# [Your instructions]
Repeat exactly the lines from the line with "Convert this chart" to the line with "const Y_MAX = 4.3;", including both, and leave out any pictures.

# [Entries shown]
________________________________________

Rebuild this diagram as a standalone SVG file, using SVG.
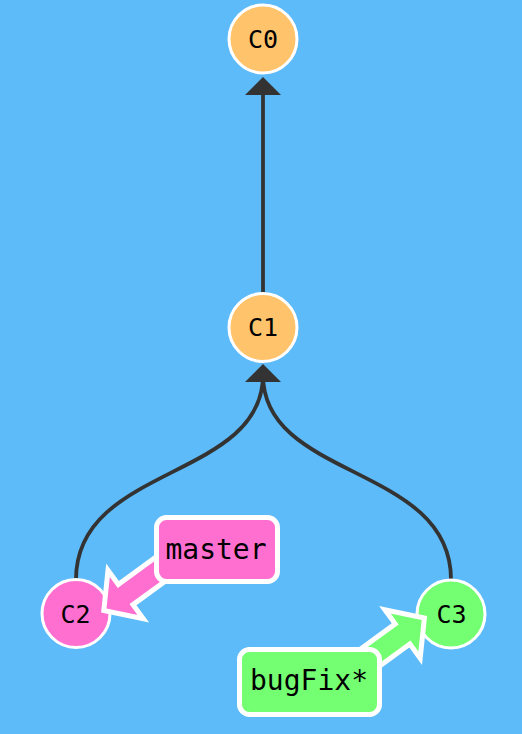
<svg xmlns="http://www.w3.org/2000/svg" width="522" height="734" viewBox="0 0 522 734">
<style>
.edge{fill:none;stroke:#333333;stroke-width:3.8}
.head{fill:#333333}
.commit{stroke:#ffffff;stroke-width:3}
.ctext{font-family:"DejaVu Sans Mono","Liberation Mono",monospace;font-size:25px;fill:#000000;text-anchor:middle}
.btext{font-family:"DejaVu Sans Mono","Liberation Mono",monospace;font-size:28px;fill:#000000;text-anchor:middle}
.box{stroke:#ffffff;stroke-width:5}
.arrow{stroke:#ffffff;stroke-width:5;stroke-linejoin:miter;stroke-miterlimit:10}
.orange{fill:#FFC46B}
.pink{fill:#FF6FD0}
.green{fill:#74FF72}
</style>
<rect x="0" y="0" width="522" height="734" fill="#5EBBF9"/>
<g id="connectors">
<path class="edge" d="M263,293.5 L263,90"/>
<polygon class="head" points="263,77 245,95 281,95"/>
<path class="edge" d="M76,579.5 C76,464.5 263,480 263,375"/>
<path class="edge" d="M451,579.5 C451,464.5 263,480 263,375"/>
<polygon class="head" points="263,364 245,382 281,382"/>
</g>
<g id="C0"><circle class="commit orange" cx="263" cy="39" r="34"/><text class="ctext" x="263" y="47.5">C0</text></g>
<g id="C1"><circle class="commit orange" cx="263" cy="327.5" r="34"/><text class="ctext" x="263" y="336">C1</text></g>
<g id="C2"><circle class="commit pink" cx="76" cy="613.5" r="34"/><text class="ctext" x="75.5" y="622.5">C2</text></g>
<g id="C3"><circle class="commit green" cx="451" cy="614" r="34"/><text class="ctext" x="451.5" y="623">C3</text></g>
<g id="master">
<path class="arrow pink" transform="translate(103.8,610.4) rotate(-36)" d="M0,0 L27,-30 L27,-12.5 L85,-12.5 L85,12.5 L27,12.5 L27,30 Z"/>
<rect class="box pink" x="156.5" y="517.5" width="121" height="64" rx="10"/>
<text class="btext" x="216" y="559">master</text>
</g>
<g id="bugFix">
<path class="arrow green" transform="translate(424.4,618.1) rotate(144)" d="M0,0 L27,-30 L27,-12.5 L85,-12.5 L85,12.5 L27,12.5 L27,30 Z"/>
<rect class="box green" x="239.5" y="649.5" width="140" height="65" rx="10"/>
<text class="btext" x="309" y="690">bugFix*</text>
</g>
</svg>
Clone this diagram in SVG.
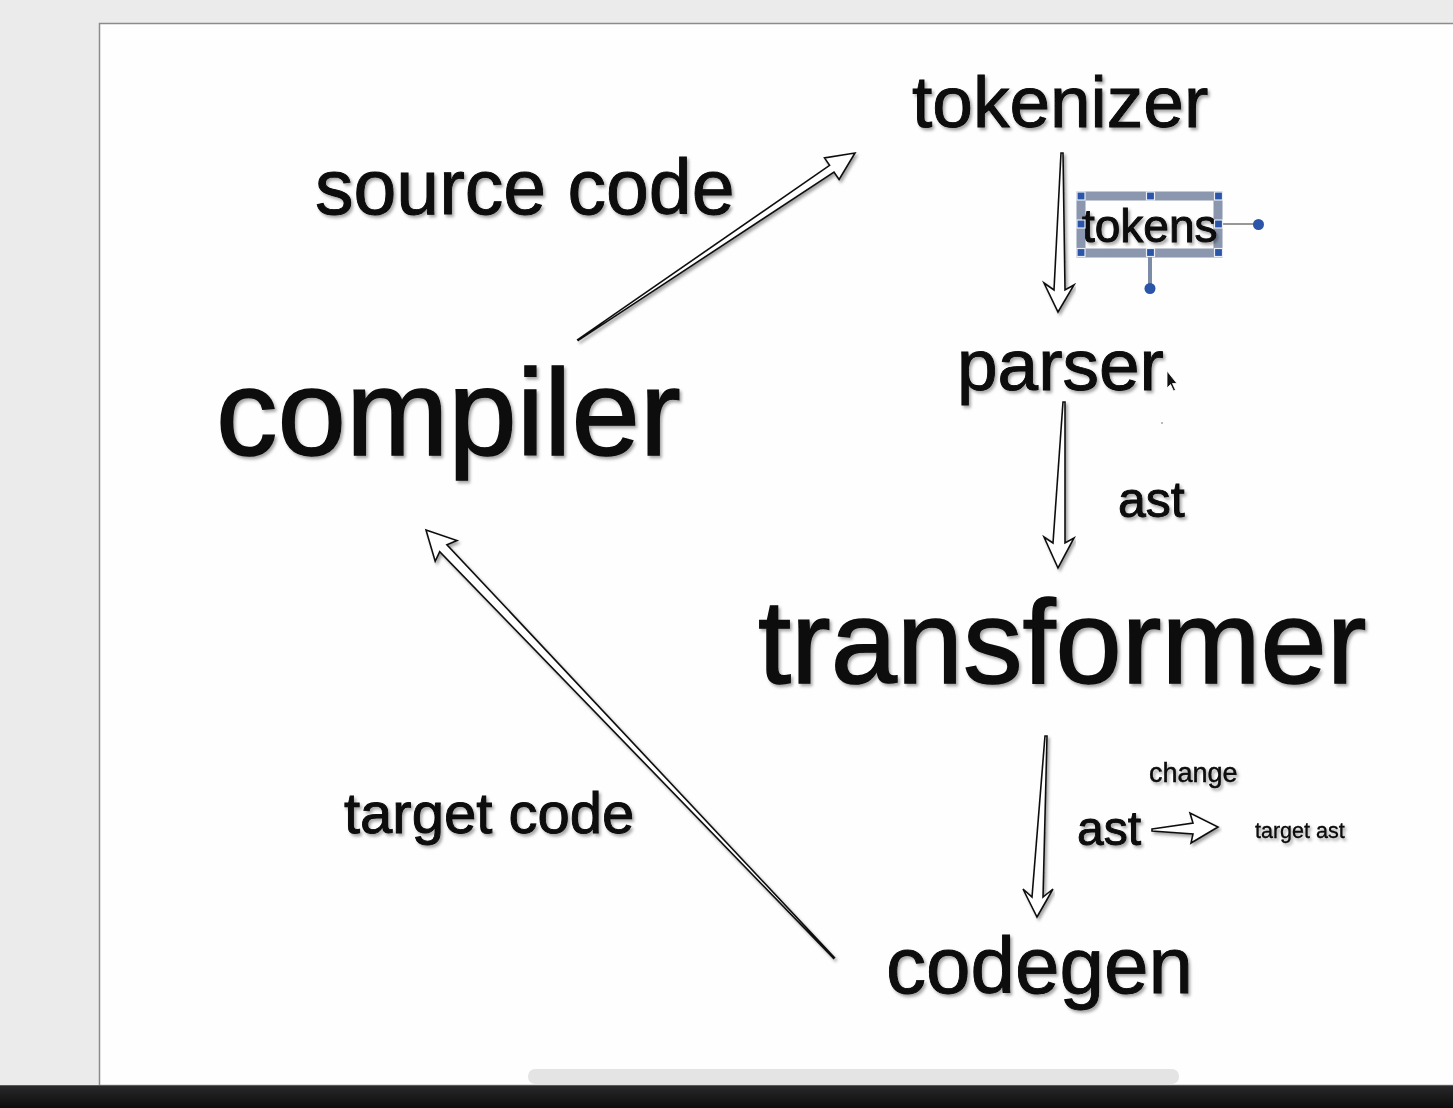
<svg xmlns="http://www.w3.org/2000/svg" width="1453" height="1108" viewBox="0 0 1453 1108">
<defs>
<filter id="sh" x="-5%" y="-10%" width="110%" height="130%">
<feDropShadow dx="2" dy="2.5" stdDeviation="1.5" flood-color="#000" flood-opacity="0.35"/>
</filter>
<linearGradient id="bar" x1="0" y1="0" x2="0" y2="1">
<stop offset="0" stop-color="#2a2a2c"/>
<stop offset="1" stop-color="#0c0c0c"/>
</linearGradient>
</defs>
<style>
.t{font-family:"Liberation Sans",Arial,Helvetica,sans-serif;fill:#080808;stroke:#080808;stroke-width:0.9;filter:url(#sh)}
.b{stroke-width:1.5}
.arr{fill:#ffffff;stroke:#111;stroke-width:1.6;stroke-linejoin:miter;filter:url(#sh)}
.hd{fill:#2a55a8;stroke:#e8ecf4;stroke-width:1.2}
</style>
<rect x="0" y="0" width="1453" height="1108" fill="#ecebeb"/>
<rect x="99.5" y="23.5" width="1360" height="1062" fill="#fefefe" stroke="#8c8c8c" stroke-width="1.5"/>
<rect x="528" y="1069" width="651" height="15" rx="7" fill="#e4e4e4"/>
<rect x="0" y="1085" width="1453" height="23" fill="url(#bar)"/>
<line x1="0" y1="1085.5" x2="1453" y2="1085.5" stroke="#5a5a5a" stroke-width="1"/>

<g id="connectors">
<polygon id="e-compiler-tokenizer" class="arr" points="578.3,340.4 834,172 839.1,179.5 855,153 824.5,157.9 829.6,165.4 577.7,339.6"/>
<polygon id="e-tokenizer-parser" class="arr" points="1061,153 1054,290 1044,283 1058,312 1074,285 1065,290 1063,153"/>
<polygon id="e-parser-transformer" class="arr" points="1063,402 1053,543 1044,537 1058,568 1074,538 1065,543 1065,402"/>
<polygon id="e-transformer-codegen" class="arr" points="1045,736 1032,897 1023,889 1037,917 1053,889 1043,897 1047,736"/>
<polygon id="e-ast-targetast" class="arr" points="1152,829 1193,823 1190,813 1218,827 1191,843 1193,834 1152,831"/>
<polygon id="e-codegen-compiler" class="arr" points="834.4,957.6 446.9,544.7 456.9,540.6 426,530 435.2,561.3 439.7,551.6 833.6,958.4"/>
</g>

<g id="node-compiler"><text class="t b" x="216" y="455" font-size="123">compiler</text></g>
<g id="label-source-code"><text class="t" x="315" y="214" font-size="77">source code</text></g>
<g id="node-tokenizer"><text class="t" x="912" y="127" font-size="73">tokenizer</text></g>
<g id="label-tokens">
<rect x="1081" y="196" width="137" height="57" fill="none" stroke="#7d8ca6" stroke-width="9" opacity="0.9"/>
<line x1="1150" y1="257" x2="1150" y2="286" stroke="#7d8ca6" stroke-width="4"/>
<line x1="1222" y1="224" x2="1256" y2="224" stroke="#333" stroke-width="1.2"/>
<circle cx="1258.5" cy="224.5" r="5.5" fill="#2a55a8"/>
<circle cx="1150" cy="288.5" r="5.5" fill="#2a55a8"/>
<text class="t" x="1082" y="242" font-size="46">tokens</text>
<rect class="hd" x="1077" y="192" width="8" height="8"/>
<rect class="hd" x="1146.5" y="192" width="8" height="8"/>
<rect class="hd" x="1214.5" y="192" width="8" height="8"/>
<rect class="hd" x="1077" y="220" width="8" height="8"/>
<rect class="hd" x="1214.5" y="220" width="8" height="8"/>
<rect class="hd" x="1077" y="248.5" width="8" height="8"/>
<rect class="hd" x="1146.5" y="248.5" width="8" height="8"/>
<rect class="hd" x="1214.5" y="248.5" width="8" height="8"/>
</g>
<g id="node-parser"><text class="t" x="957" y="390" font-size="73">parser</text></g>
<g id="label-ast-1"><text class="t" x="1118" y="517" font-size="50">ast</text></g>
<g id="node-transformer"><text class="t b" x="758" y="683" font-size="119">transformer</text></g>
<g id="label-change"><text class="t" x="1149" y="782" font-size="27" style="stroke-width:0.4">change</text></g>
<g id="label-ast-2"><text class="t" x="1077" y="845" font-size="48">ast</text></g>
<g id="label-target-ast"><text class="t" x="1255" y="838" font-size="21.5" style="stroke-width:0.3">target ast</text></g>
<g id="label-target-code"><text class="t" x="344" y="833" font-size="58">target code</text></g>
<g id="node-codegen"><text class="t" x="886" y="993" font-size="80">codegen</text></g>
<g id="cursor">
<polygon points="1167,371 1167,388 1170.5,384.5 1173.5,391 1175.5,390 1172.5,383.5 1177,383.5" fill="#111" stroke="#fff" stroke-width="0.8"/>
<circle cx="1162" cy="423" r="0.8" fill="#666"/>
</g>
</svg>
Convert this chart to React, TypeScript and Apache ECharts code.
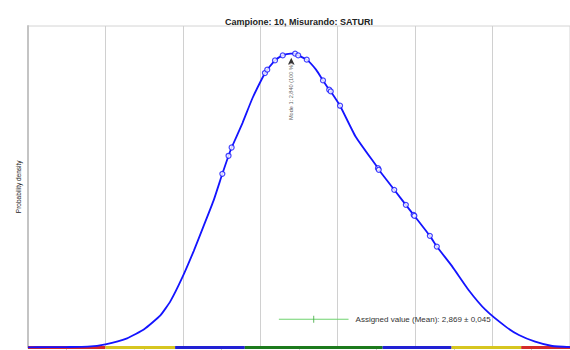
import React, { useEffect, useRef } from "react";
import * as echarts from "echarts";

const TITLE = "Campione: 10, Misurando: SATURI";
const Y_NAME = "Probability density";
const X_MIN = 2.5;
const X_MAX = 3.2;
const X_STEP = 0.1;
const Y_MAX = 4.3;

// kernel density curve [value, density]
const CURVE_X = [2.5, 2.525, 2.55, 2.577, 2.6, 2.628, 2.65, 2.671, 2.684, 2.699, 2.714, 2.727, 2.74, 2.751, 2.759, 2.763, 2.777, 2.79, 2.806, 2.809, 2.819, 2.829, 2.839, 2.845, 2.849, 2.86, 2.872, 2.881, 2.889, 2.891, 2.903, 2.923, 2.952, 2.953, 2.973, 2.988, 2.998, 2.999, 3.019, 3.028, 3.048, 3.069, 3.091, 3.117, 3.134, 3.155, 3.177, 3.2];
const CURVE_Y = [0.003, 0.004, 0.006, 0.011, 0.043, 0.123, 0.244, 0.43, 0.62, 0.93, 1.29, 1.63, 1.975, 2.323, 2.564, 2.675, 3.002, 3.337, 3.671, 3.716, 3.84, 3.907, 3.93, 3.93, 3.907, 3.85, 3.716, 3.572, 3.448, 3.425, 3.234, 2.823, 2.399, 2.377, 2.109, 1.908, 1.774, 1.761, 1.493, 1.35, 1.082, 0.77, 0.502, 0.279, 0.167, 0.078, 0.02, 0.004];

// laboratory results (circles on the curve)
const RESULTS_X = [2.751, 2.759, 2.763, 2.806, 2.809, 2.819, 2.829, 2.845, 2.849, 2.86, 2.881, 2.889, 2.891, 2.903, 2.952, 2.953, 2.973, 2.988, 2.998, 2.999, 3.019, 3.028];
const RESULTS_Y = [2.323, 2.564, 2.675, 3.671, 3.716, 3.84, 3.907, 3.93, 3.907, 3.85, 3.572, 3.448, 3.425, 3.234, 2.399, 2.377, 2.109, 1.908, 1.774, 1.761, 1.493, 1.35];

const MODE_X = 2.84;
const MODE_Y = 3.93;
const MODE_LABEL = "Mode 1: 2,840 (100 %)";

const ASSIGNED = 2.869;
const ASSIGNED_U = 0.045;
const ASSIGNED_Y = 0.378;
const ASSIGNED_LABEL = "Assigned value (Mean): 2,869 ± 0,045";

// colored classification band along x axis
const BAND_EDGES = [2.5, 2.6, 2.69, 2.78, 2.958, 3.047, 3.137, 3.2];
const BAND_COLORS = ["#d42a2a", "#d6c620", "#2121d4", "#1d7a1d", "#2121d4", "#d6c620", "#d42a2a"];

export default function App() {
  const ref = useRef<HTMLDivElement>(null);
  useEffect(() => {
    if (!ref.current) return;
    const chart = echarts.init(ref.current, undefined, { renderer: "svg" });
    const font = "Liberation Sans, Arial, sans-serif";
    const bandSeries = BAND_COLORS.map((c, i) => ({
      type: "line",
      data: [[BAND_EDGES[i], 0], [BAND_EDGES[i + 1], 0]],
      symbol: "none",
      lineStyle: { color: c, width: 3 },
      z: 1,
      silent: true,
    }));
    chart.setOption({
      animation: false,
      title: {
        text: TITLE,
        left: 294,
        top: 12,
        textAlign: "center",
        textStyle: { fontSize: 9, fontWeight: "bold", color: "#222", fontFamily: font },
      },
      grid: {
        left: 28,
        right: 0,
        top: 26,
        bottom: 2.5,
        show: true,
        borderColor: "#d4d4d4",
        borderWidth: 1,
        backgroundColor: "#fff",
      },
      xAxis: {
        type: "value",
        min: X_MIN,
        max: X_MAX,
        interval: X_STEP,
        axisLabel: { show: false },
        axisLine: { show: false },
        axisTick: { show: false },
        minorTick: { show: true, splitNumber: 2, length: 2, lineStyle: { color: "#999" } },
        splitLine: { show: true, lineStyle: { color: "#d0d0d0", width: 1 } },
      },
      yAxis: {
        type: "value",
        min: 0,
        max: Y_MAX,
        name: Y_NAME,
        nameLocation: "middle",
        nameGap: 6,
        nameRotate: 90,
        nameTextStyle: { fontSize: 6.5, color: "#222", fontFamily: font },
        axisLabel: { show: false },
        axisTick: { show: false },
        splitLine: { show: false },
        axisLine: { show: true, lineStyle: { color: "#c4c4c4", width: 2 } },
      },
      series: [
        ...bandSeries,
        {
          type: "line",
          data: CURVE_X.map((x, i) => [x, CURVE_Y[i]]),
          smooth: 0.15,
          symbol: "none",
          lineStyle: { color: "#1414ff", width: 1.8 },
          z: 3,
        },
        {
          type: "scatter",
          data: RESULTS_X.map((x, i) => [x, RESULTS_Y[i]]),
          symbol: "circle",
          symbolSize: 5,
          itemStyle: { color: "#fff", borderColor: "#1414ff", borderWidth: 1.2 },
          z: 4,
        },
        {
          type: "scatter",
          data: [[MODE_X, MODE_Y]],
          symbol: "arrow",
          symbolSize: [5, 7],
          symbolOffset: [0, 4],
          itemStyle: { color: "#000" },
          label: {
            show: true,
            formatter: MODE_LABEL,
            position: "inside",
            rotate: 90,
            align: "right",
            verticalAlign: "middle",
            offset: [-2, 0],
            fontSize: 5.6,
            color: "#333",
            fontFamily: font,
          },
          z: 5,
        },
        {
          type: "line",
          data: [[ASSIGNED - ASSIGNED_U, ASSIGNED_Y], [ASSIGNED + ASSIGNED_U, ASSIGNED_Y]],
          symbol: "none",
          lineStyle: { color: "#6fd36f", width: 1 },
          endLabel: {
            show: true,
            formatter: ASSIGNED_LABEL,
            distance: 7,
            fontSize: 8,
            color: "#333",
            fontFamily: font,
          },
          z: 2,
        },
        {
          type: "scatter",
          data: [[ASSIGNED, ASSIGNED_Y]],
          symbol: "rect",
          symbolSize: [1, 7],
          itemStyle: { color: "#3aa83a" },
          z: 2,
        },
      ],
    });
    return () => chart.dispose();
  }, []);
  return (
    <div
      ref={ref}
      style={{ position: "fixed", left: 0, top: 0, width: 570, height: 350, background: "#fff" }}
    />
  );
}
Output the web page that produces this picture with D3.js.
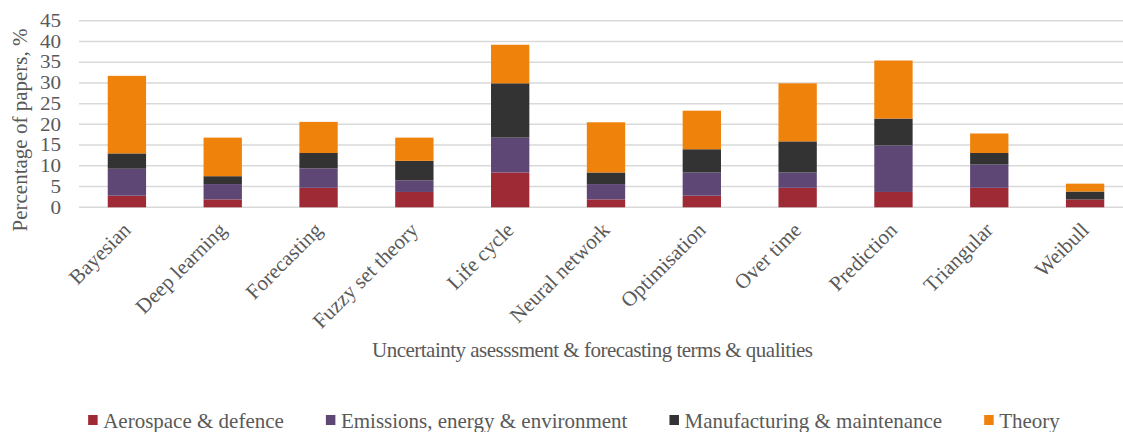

________________________________________

# [Solution to this exercise]
Convert this chart to React, TypeScript and Apache ECharts code.
import React, { useEffect, useRef } from "react";
import * as echarts from "echarts";

const TITLE = "Campione: 10, Misurando: SATURI";
const Y_NAME = "Probability density";
const X_MIN = 2.5;
const X_MAX = 3.2;
const X_STEP = 0.1;
const Y_MAX = 4.3;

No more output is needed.